Tu libro, Jaime, no es únicamente el de un erudito que nos muestra el reverso tenebroso de nuestro lugar de procedencia, el capitalismo fósil, el colonialismo extractivista, sino que, como hemos comentado, se hace propositivo en el hoy. Otra conexión importante que haces en este sentido tiene que ver con los imaginarios sobre la energía de la época del New Deal que pones en relación con la actual del Green New Deal, en cuanto a encontrar una alternativa a los combustibles fósiles.

Así es. He estudiado las películas que la administración Roosevelt promovió durante los años treinta con el objetivo de impulsar una nueva matriz energética. El New Deal realizó infraestructuras a gran escala en ecosistemas fluviales como el del río Misisipi, cuyos impactos socioecológicos negativos hoy conocemos bien. Pero, como contrapartida, encontramos en esas películas una imaginación política propositiva, que defendía la intervención de los poderes públicos en la transición energética.

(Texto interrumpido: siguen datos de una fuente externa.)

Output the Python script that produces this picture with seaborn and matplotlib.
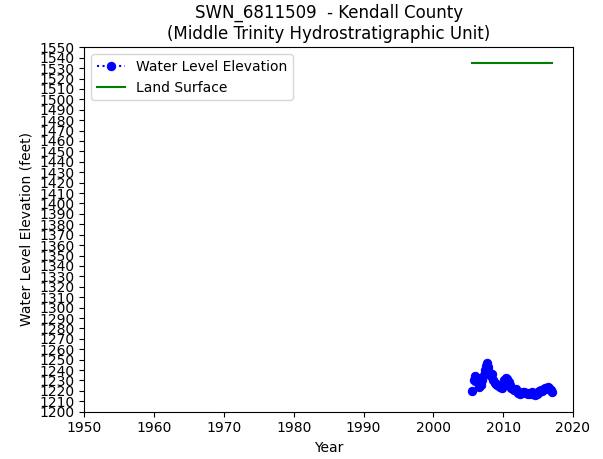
import numpy as np
import pandas as pd
import matplotlib
matplotlib.use("Agg")
import matplotlib.pyplot as plt
import seaborn as sns

# water level readings (decimal year, elevation in feet)
years = [2005.6, 2005.9, 2006.0, 2006.2, 2006.4, 2006.6, 2006.8, 2007.0, 2007.2, 2007.4,
         2007.6, 2007.75, 2007.9, 2008.0, 2008.2, 2008.4, 2008.6, 2008.8, 2009.0, 2009.2,
         2009.4, 2009.6, 2009.8, 2010.0, 2010.2, 2010.4, 2010.6, 2010.8, 2011.0, 2011.2,
         2011.4, 2011.6, 2011.8, 2012.0, 2012.2, 2012.4, 2012.6, 2012.8, 2013.0, 2013.2,
         2013.4, 2013.6, 2013.8, 2014.0, 2014.2, 2014.4, 2014.6, 2014.8, 2015.0, 2015.2,
         2015.4, 2015.6, 2015.8, 2016.0, 2016.2, 2016.4, 2016.6, 2016.8, 2017.0]
levels = [1220, 1230, 1234, 1232, 1228, 1224, 1226, 1230, 1235, 1240,
          1244, 1247, 1243, 1238, 1234, 1236, 1230, 1228, 1227, 1226,
          1225, 1224, 1223, 1226, 1230, 1232, 1231, 1229, 1226, 1223,
          1222, 1221, 1222, 1220, 1218, 1217, 1218, 1219, 1219, 1218,
          1218, 1217, 1218, 1217, 1219, 1218, 1216, 1217, 1218, 1220,
          1221, 1220, 1222, 1223, 1222, 1224, 1223, 1221, 1219]

land_years = [2005.5, 2017.0]
land_surface = [1535, 1535]

water = pd.DataFrame({"Year": years, "Elevation": levels})
land = pd.DataFrame({"Year": land_years, "Elevation": land_surface})

fig, ax = plt.subplots(figsize=(6.03, 4.59), dpi=100)
fig.subplots_adjust(left=0.14, right=0.95, top=0.897, bottom=0.103)

sns.lineplot(x="Year", y="Elevation", data=water, ax=ax, color="blue", linestyle=":",
             marker="o", markersize=6, markeredgecolor="blue", label="Water Level Elevation")
sns.lineplot(x="Year", y="Elevation", data=land, ax=ax, color="green", label="Land Surface")

ax.set_xlim(1950, 2020)
ax.set_ylim(1200, 1550)
ax.set_yticks(np.arange(1200, 1551, 10))
ax.set_xlabel("Year")
ax.set_ylabel("Water Level Elevation (feet)")
ax.set_title("SWN_6811509  - Kendall County\n(Middle Trinity Hydrostratigraphic Unit)", fontsize=12)
ax.legend(loc="upper left")

plt.savefig("out.png", dpi=100)
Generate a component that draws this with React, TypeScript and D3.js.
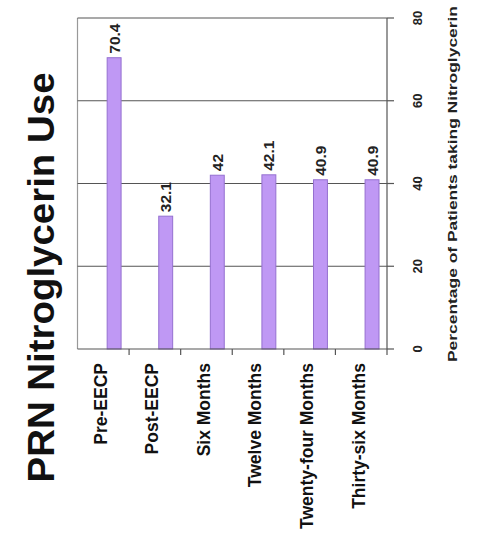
import React from "react";
import * as d3 from "d3";

const categories = ["Pre-EECP", "Post-EECP", "Six Months", "Twelve Months", "Twenty-four Months", "Thirty-six Months"];
const values = [70.4, 32.1, 42, 42.1, 40.9, 40.9];
const valueLabels = ["70.4", "32.1", "42", "42.1", "40.9", "40.9"];
const yTicks = [0, 20, 40, 60, 80];
const titleText = "PRN Nitroglycerin Use";
const axisTitle = "Percentage of Patients taking Nitroglycerin";

export default function App() {
  const W = 477, H = 538;
  const left = 77.5, right = 387, top = 18, bottom = 349;
  const x = d3.scaleBand<string>().domain(categories).range([left, right]).padding(0);
  const y = d3.scaleLinear().domain([0, 80]).range([bottom, top]);
  const bw = x.bandwidth();
  const font = "'Liberation Sans', Arial, sans-serif";
  const gridColor = "#555";
  return (
    <svg width={W} height={H} style={{ position: "absolute", left: 0, top: 0, background: "#fff" }} fontFamily={font}>
      <rect x={0} y={0} width={W} height={H} fill="#fff" />
      {/* title */}
      <text transform={`translate(54,277.5) rotate(-90)`} textAnchor="middle" fontSize={37} fontWeight="bold" fill="#111" textLength={410} lengthAdjust="spacingAndGlyphs">{titleText}</text>
      {/* left frame */}
      <line x1={left} x2={left} y1={top} y2={bottom} stroke="#999" strokeWidth={1.2} />
      {/* gridlines */}
      {yTicks.filter(t => t > 0).map(t => (
        <line key={t} x1={left} x2={right} y1={y(t)} y2={y(t)} stroke={gridColor} strokeWidth={1.2} />
      ))}
      {/* bars */}
      {categories.map((c, i) => {
        const bx = (x(c) as number) + 0.575 * bw;
        const w = 0.27 * bw;
        return (
          <g key={c}>
            <rect x={bx} y={y(values[i])} width={w} height={y(0) - y(values[i])} fill="#bf98f4" stroke="#9570d0" strokeWidth={1} />
            <text transform={`translate(${bx + w / 2},${y(values[i]) - 4}) rotate(-90)`} dy="0.36em" textAnchor="start" fontSize={15.5} fontWeight="bold" fill="#222">{valueLabels[i]}</text>
          </g>
        );
      })}
      {/* bottom axis */}
      <line x1={left} x2={right} y1={bottom} y2={bottom} stroke={gridColor} strokeWidth={1.2} />
      {categories.map(c => (
        <line key={"t" + c} x1={(x(c) as number) + bw} x2={(x(c) as number) + bw} y1={bottom} y2={bottom + 6} stroke={gridColor} strokeWidth={1.2} />
      ))}
      {categories.map(c => (
        <text key={"l" + c} transform={`translate(${(x(c) as number) + bw / 2 - 3},363) rotate(-90)`} dy="0.36em" textAnchor="end" fontSize={17.5} fontWeight="bold" fill="#111">{c}</text>
      ))}
      {/* right value axis */}
      <line x1={right} x2={right} y1={top} y2={bottom} stroke={gridColor} strokeWidth={1.2} />
      {yTicks.map(t => (
        <g key={"y" + t}>
          <line x1={right} x2={right + 7} y1={y(t)} y2={y(t)} stroke={gridColor} strokeWidth={1.2} />
          <text transform={`translate(417,${y(t)}) rotate(-90)`} dy="0.36em" textAnchor="middle" fontSize={13} fontWeight="bold" fill="#222">{t}</text>
        </g>
      ))}
      <text transform={`translate(452,184) rotate(-90)`} dy="0.36em" textAnchor="middle" fontSize={13.5} fontWeight="bold" fill="#222" textLength={356} lengthAdjust="spacingAndGlyphs">{axisTitle}</text>
    </svg>
  );
}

Pensemos que en ese momento el gobierno federal mantenía un pulso judicial con las grandes corporaciones del negocio fósil, lo que dotaba a estas producciones culturales de un compromiso político directo. Estas películas fueron capaces de crear una narrativa en torno a la energía hidroeléctrica como una nueva fuente de poder (recordemos la ambivalencia del concepto en inglés), impulsando una serie de imaginarios culturales situados en la historia de la propia nación norteamericana. Son producciones audiovisuales privilegiadas para repensar en el presente la relación entre imaginarios culturales, formaciones sociales, políticas públicas y crisis ecológica (de hecho, las tormentas de arena de comienzos de la década propiciaron procesos de aridificación de los suelos que presagiaban algunos de los peores efectos del cambio climático). La pregunta que nos deberíamos plantear entonces hoy es qué narrativas podemos incentivar para promover una transición ecosocial que parta de que toda construcción de hegemonía está siempre condicionada por elementos imaginarios de la historia heredada, sin que eso implique renunciar a combatir los aspectos socioecológicos más cuestionables de proyectos políticos como el New Deal (que, como defiendo en el libro, ya fue un Green New Deal). Frente al platonismo del ecologismo de la verdad, y sin minusvalorar la importancia de esta, nos convendría aceptar que las imágenes tienen una potencia esencial para el cambio histórico, en la medida en que permiten desdoblar la realidad en dos (ese es el trabajo de la ficción) e impulsan la movilización subjetiva de los cuerpos de la multitud. Lo que nos cuesta no es admitir la gravedad de la crisis ecológica, sino experimentar la sensación cierta de que existen salidas viables y estimulantes a la situación en que nos encontramos. Y hay que imaginarlas.